→ SUPPLIED INFORMATION:
+ + + + +
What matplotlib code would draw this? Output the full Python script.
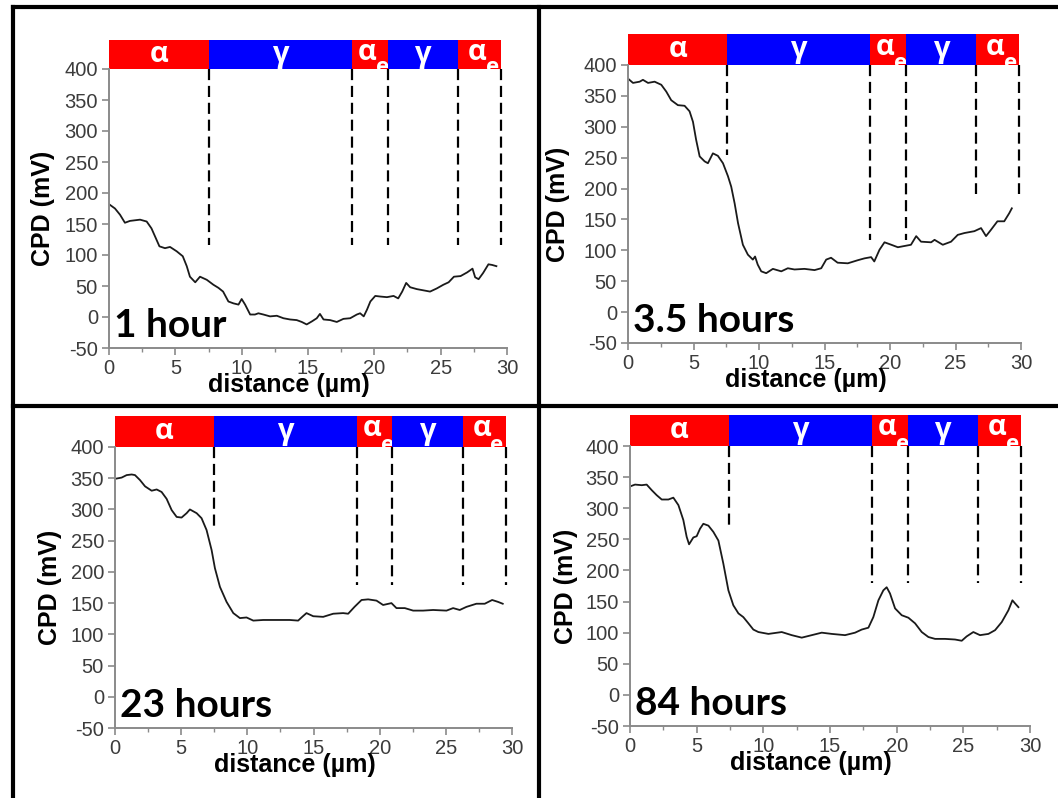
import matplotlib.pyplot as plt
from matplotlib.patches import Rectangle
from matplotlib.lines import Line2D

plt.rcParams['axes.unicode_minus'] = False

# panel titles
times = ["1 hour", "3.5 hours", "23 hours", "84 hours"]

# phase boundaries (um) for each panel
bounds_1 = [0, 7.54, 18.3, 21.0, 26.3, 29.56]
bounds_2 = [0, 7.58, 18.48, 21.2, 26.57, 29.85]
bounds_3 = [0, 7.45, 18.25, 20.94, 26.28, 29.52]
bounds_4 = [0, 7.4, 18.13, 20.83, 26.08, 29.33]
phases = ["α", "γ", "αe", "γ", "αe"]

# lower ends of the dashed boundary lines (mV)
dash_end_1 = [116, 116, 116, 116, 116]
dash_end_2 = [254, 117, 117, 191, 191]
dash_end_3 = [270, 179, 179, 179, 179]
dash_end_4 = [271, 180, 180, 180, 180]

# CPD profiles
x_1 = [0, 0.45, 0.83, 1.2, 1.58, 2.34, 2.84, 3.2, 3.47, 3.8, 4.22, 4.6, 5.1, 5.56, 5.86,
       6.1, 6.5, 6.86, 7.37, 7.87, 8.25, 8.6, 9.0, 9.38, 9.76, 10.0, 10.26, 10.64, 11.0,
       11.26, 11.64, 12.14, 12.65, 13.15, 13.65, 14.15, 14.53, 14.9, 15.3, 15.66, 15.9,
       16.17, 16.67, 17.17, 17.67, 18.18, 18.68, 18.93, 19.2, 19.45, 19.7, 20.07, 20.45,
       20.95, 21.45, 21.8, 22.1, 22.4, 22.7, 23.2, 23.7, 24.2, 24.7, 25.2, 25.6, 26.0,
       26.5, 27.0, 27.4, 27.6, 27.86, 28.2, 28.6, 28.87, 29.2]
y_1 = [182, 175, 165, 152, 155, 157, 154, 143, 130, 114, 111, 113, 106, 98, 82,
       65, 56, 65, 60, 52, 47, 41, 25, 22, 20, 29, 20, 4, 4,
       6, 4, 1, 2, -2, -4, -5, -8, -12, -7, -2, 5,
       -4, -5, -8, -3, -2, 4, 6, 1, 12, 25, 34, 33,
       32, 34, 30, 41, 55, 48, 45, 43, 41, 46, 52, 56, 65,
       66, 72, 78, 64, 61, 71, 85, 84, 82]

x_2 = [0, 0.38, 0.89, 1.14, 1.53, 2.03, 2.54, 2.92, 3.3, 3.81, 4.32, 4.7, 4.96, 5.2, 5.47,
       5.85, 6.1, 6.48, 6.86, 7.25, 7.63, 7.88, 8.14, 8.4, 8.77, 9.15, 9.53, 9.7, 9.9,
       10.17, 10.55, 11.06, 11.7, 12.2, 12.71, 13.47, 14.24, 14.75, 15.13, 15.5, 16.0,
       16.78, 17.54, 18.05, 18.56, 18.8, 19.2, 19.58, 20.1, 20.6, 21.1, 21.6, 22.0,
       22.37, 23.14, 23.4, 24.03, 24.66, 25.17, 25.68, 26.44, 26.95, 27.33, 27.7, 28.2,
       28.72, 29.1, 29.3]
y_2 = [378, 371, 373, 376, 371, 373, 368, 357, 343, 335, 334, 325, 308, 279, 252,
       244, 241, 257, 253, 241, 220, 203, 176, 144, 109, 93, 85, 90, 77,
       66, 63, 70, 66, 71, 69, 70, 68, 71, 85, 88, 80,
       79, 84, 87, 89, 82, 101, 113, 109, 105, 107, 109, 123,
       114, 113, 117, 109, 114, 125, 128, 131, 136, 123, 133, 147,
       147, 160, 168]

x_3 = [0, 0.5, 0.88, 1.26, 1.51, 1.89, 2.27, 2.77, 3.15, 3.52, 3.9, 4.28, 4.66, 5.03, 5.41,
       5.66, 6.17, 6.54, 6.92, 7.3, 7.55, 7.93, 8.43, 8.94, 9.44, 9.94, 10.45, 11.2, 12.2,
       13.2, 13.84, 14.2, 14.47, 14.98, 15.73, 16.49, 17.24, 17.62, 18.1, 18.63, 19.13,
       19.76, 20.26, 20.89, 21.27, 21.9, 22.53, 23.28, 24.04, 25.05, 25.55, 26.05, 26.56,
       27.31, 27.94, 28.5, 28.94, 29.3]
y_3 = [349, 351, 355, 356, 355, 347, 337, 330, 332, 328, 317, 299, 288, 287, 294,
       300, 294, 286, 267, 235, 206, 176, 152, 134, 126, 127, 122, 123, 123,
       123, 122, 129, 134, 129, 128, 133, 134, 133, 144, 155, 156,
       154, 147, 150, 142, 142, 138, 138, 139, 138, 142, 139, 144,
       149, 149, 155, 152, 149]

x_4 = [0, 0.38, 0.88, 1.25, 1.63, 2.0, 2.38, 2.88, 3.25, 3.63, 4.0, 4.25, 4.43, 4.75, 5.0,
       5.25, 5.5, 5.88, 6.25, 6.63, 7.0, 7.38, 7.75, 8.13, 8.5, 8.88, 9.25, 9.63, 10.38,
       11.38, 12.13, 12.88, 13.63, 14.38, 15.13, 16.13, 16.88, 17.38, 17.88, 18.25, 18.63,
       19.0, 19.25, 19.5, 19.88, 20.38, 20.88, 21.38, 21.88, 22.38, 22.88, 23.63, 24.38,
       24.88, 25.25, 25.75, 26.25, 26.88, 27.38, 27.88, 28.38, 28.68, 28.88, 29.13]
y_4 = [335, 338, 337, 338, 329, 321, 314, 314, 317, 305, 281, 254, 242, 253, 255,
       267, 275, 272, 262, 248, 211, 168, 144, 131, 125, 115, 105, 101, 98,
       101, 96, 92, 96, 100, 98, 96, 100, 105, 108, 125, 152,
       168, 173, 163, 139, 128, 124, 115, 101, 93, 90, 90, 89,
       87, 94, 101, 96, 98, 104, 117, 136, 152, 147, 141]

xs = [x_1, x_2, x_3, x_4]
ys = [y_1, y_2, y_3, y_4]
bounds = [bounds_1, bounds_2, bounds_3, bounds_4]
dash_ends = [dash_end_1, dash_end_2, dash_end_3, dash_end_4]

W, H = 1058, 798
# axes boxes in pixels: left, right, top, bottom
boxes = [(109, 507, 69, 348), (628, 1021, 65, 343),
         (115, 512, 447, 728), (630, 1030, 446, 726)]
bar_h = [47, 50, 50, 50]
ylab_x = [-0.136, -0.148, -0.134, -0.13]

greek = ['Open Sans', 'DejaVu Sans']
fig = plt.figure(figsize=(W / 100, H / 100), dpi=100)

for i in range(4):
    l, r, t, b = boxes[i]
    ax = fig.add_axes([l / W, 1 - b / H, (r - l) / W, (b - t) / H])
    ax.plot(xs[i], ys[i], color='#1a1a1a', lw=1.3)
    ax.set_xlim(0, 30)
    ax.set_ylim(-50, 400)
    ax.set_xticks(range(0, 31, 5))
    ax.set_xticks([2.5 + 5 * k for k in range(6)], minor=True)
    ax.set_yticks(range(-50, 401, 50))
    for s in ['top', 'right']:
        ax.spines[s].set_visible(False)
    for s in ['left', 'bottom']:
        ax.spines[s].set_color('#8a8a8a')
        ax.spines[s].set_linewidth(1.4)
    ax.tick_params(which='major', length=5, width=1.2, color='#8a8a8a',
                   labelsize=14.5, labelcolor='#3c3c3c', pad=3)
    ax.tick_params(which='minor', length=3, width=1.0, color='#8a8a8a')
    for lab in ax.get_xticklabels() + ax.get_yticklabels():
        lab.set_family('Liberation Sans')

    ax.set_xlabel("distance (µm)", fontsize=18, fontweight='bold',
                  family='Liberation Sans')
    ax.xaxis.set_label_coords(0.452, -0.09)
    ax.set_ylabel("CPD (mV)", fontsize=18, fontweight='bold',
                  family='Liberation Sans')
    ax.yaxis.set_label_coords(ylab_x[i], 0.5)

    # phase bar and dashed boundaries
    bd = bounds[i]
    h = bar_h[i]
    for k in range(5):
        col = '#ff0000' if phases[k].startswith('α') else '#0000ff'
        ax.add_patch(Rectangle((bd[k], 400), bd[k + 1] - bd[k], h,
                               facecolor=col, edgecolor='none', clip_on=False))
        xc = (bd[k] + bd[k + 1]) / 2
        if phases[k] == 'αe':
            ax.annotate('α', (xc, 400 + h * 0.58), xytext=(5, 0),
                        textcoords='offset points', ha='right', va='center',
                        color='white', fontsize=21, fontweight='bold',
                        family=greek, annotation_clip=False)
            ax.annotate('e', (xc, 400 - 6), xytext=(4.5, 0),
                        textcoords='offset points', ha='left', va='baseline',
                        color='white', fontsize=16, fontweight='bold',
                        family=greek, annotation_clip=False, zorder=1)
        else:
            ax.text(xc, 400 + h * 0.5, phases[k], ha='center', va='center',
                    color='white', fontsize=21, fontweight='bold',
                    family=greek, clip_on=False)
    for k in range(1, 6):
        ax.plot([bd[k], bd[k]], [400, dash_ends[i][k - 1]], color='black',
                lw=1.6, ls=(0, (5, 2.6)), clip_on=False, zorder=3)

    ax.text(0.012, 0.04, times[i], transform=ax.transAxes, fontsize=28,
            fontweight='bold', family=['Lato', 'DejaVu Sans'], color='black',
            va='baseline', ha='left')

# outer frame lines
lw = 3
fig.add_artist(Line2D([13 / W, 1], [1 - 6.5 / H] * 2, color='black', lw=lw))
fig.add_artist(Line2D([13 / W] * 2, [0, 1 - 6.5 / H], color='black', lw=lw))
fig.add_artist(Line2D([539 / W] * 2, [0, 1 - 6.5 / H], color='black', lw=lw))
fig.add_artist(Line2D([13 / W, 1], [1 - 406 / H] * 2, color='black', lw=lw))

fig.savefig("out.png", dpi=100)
+ + + + +
→ AIM OF THE TASK: Quote, exactly and only, the lines from the first line of the data above through the line containing "dash_end_4 = [271, 180, 180, 180, 180]". The pictures do not belong in it.

→ SOLUTION:
What matplotlib code would draw this? Output the full Python script.
import matplotlib.pyplot as plt
from matplotlib.patches import Rectangle
from matplotlib.lines import Line2D

plt.rcParams['axes.unicode_minus'] = False

# panel titles
times = ["1 hour", "3.5 hours", "23 hours", "84 hours"]

# phase boundaries (um) for each panel
bounds_1 = [0, 7.54, 18.3, 21.0, 26.3, 29.56]
bounds_2 = [0, 7.58, 18.48, 21.2, 26.57, 29.85]
bounds_3 = [0, 7.45, 18.25, 20.94, 26.28, 29.52]
bounds_4 = [0, 7.4, 18.13, 20.83, 26.08, 29.33]
phases = ["α", "γ", "αe", "γ", "αe"]

# lower ends of the dashed boundary lines (mV)
dash_end_1 = [116, 116, 116, 116, 116]
dash_end_2 = [254, 117, 117, 191, 191]
dash_end_3 = [270, 179, 179, 179, 179]
dash_end_4 = [271, 180, 180, 180, 180]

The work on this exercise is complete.